What you should do
Write out the opening lines of the data word for word, up to and including the line with "const iw = W", and leave every picture and every later line out.

Given material
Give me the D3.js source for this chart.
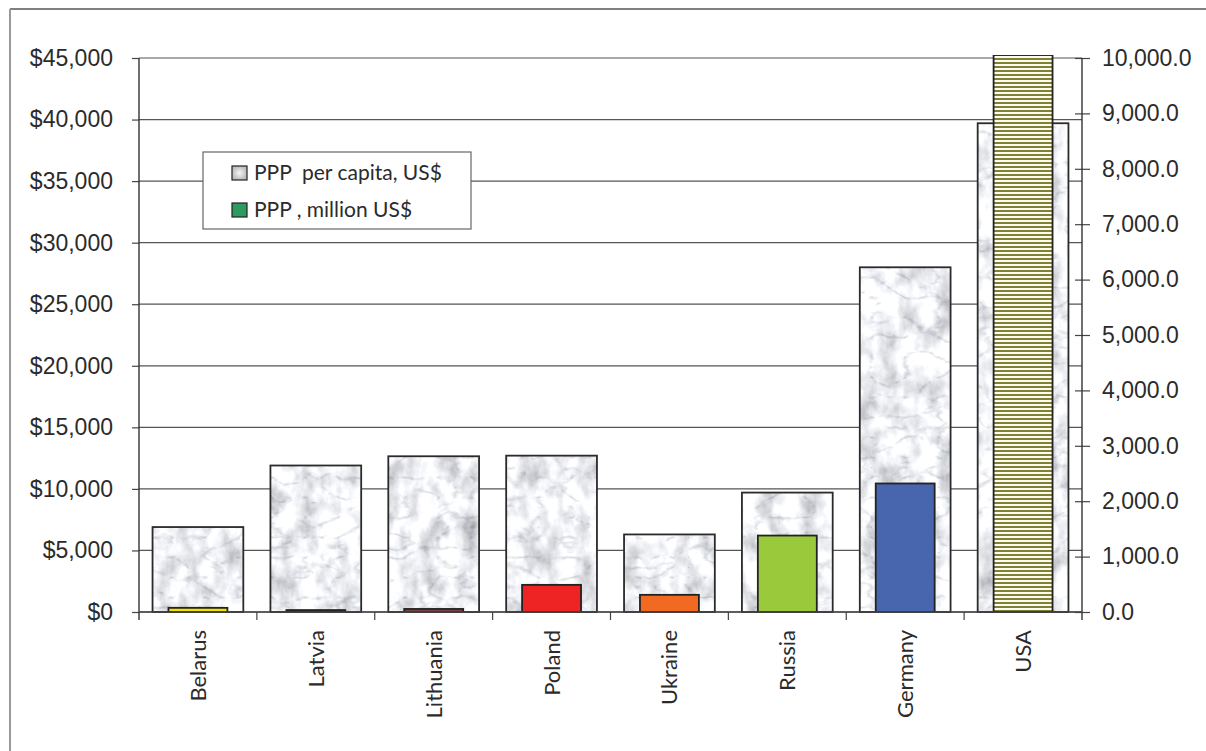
<!DOCTYPE html>
<html>
<head>
<meta charset="utf-8">
<script src="https://cdn.jsdelivr.net/npm/d3@7"></script>
<style>
  html, body { margin: 0; padding: 0; background: #fff; }
  svg { display: block; font-family: Lato, "Open Sans", sans-serif; }
  .tick text { fill: #2b2b2b; }
</style>
</head>
<body>
<div id="chart"></div>
<script>
// Values
const categories = ["Belarus", "Latvia", "Lithuania", "Poland", "Ukraine", "Russia", "Germany", "USA"];
const perCapita = [6900, 11900, 12650, 12700, 6300, 9700, 28000, 39700];   // PPP per capita, US$ (left axis)
const pppMillion = [75, 35, 55, 490, 310, 1380, 2320, 12400];             // PPP, million US$ (right axis)
const barColors = ["#f0e400", "#2a2a2a", "#7a4444", "#ee2424", "#f26922", "#9aca3c", "#4866ae", "url(#stripes)"];
const leftTicks = d3.range(0, 45001, 5000);
const rightTicks = d3.range(0, 10001, 1000);
const legendLabels = ["PPP  per capita, US$", "PPP , million US$"];

const W = 1206, H = 751;
const m = { top: 58, right: 124, bottom: 139, left: 139 };
const iw = W - m.left - m.right, ih = H - m.top - m.bottom;

const svg = d3.select("#chart").append("svg")
    .attr("width", W)
    .attr("height", H);

const defs = svg.append("defs");

// Marble-like texture for the per-capita bars: soft mottling plus thin veins
const marble = defs.append("filter")
    .attr("id", "marbleFx")
    .attr("x", 0).attr("y", 0).attr("width", 1).attr("height", 1);
marble.append("feTurbulence")
    .attr("type", "fractalNoise")
    .attr("baseFrequency", "0.05 0.035")
    .attr("numOctaves", 4)
    .attr("seed", 3)
    .attr("result", "mottle");
marble.append("feColorMatrix")
    .attr("in", "mottle")
    .attr("type", "matrix")
    .attr("values", "1.1 0 0 0 0.34  1.1 0 0 0 0.35  1.1 0 0 0 0.38  0 0 0 0 1")
    .attr("result", "base");
marble.append("feTurbulence")
    .attr("type", "turbulence")
    .attr("baseFrequency", "0.03 0.05")
    .attr("numOctaves", 3)
    .attr("seed", 11)
    .attr("result", "veinNoise");
marble.append("feColorMatrix")
    .attr("in", "veinNoise")
    .attr("type", "matrix")
    .attr("values", "1.5 0 0 0 0.68  1.5 0 0 0 0.69  1.5 0 0 0 0.71  0 0 0 0 1")
    .attr("result", "veins");
marble.append("feBlend")
    .attr("in", "base").attr("in2", "veins")
    .attr("mode", "multiply");

// One tile as large as the page, so no seams show inside the bars
const pat = defs.append("pattern")
    .attr("id", "marble")
    .attr("patternUnits", "userSpaceOnUse")
    .attr("width", W).attr("height", H);
pat.append("rect")
    .attr("width", W).attr("height", H)
    .attr("filter", "url(#marbleFx)");

// Horizontal olive stripes for the USA bar
const stripes = defs.append("pattern")
    .attr("id", "stripes")
    .attr("patternUnits", "userSpaceOnUse")
    .attr("width", 10).attr("height", 4);
stripes.append("rect").attr("width", 10).attr("height", 4).attr("fill", "#fbfbf4");
stripes.append("rect").attr("width", 10).attr("height", 2)
    .attr("fill", "#818132").attr("shape-rendering", "crispEdges");

const swatchGrad = defs.append("radialGradient").attr("id", "swatchGrad");
swatchGrad.append("stop").attr("offset", "0%").attr("stop-color", "#f4f4f6");
swatchGrad.append("stop").attr("offset", "100%").attr("stop-color", "#bcbcc0");

defs.append("clipPath").attr("id", "plotClip")
  .append("rect")
    .attr("x", -5).attr("y", -3)
    .attr("width", iw + 10).attr("height", ih + 3);

// Outer frame
svg.append("line")
    .attr("x1", 10).attr("x2", W).attr("y1", 9).attr("y2", 9)
    .attr("stroke", "#555").attr("stroke-width", 1.5);
svg.append("line")
    .attr("x1", 10).attr("x2", 10).attr("y1", 9).attr("y2", H)
    .attr("stroke", "#9a9a9a").attr("stroke-width", 2);

const g = svg.append("g").attr("transform", `translate(${m.left},${m.top})`);

const x = d3.scaleBand().domain(categories).range([0, iw]);
const yL = d3.scaleLinear().domain([0, 45000]).range([ih, 0]);
const yR = d3.scaleLinear().domain([0, 10000]).range([ih, 0]);

// Gridlines
g.append("g")
  .selectAll("line")
  .data(leftTicks)
  .join("line")
    .attr("x1", 0).attr("x2", iw)
    .attr("y1", d => yL(d)).attr("y2", d => yL(d))
    .attr("stroke", "#555").attr("stroke-width", 1.2);

// Per capita bars (wide, textured)
const wideW = x.bandwidth() * 0.77;
g.append("g")
  .selectAll("rect")
  .data(categories)
  .join("rect")
    .attr("x", d => x(d) + (x.bandwidth() - wideW) / 2)
    .attr("width", wideW)
    .attr("y", (d, i) => yL(perCapita[i]))
    .attr("height", (d, i) => ih - yL(perCapita[i]))
    .attr("fill", "url(#marble)")
    .attr("stroke", "#2a2a2a").attr("stroke-width", 1.8);

// PPP million bars (narrow, coloured) on right axis
const narrowW = x.bandwidth() * 0.5;
g.append("g")
    .attr("clip-path", "url(#plotClip)")
  .selectAll("rect")
  .data(categories)
  .join("rect")
    .attr("x", d => x(d) + (x.bandwidth() - narrowW) / 2)
    .attr("width", narrowW)
    .attr("y", (d, i) => Math.max(yR(pppMillion[i]), -3))
    .attr("height", (d, i) => ih - Math.max(yR(pppMillion[i]), -3))
    .attr("fill", (d, i) => barColors[i])
    .attr("stroke", "#222").attr("stroke-width", 1.8);

// Left axis
const axL = g.append("g")
    .call(d3.axisLeft(yL).tickValues(leftTicks)
        .tickFormat(d => "$" + d3.format(",")(d))
        .tickSize(7).tickPadding(19));
axL.select(".domain").remove();
axL.selectAll(".tick line").attr("stroke", "#444").attr("stroke-width", 1.2);
axL.selectAll(".tick text").style("font-size", "23px");
g.append("line")
    .attr("x1", 0).attr("x2", 0).attr("y1", 0).attr("y2", ih + 8)
    .attr("stroke", "#333").attr("stroke-width", 1.4);

// Right axis
const axR = g.append("g")
    .attr("transform", `translate(${iw},0)`)
    .call(d3.axisRight(yR).tickValues(rightTicks)
        .tickFormat(d3.format(",.1f"))
        .tickSize(8).tickPadding(12));
axR.select(".domain").remove();
axR.selectAll(".tick line").attr("x1", -7).attr("stroke", "#444").attr("stroke-width", 1.2);
axR.selectAll(".tick text").style("font-size", "23px");
g.append("line")
    .attr("x1", iw).attr("x2", iw).attr("y1", 0).attr("y2", ih + 8)
    .attr("stroke", "#333").attr("stroke-width", 1.4);

// Bottom axis: boundary ticks and rotated category labels
g.append("line")
    .attr("x1", 0).attr("x2", iw).attr("y1", ih).attr("y2", ih)
    .attr("stroke", "#444").attr("stroke-width", 1.4);
g.append("g")
  .selectAll("line")
  .data(categories.slice(1))
  .join("line")
    .attr("x1", d => x(d)).attr("x2", d => x(d))
    .attr("y1", ih).attr("y2", ih + 8)
    .attr("stroke", "#444").attr("stroke-width", 1.2);
g.append("g")
  .selectAll("text")
  .data(categories)
  .join("text")
    .attr("transform", d => `translate(${x(d) + x.bandwidth() / 2 + 8},${ih + 18}) rotate(-90)`)
    .attr("text-anchor", "end")
    .style("font-size", "22px")
    .attr("fill", "#2b2b2b")
    .text(d => d);

// Legend
const leg = svg.append("g").attr("transform", "translate(203,152)");
leg.append("rect")
    .attr("width", 268).attr("height", 77)
    .attr("fill", "#fff").attr("stroke", "#666").attr("stroke-width", 1.2);
const swatchFills = ["url(#swatchGrad)", "#2e9a60"];
const items = leg.selectAll("g.item")
  .data(legendLabels)
  .join("g")
    .attr("class", "item")
    .attr("transform", (d, i) => `translate(29,${14 + i * 37})`);
items.append("rect")
    .attr("width", 15).attr("height", 14)
    .attr("fill", (d, i) => swatchFills[i])
    .attr("stroke", "#222").attr("stroke-width", 1.2);
items.append("text")
    .attr("x", 22).attr("y", 14)
    .style("font-size", "21px")
    .style("white-space", "pre")
    .attr("fill", "#2b2b2b")
    .text(d => d);
</script>
</body>
</html>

Exercise output
Give me the D3.js source for this chart.
<!DOCTYPE html>
<html>
<head>
<meta charset="utf-8">
<script src="https://cdn.jsdelivr.net/npm/d3@7"></script>
<style>
  html, body { margin: 0; padding: 0; background: #fff; }
  svg { display: block; font-family: Lato, "Open Sans", sans-serif; }
  .tick text { fill: #2b2b2b; }
</style>
</head>
<body>
<div id="chart"></div>
<script>
// Values
const categories = ["Belarus", "Latvia", "Lithuania", "Poland", "Ukraine", "Russia", "Germany", "USA"];
const perCapita = [6900, 11900, 12650, 12700, 6300, 9700, 28000, 39700];   // PPP per capita, US$ (left axis)
const pppMillion = [75, 35, 55, 490, 310, 1380, 2320, 12400];             // PPP, million US$ (right axis)
const barColors = ["#f0e400", "#2a2a2a", "#7a4444", "#ee2424", "#f26922", "#9aca3c", "#4866ae", "url(#stripes)"];
const leftTicks = d3.range(0, 45001, 5000);
const rightTicks = d3.range(0, 10001, 1000);
const legendLabels = ["PPP  per capita, US$", "PPP , million US$"];

const W = 1206, H = 751;
const m = { top: 58, right: 124, bottom: 139, left: 139 };
const iw = W - m.left - m.right, ih = H - m.top - m.bottom;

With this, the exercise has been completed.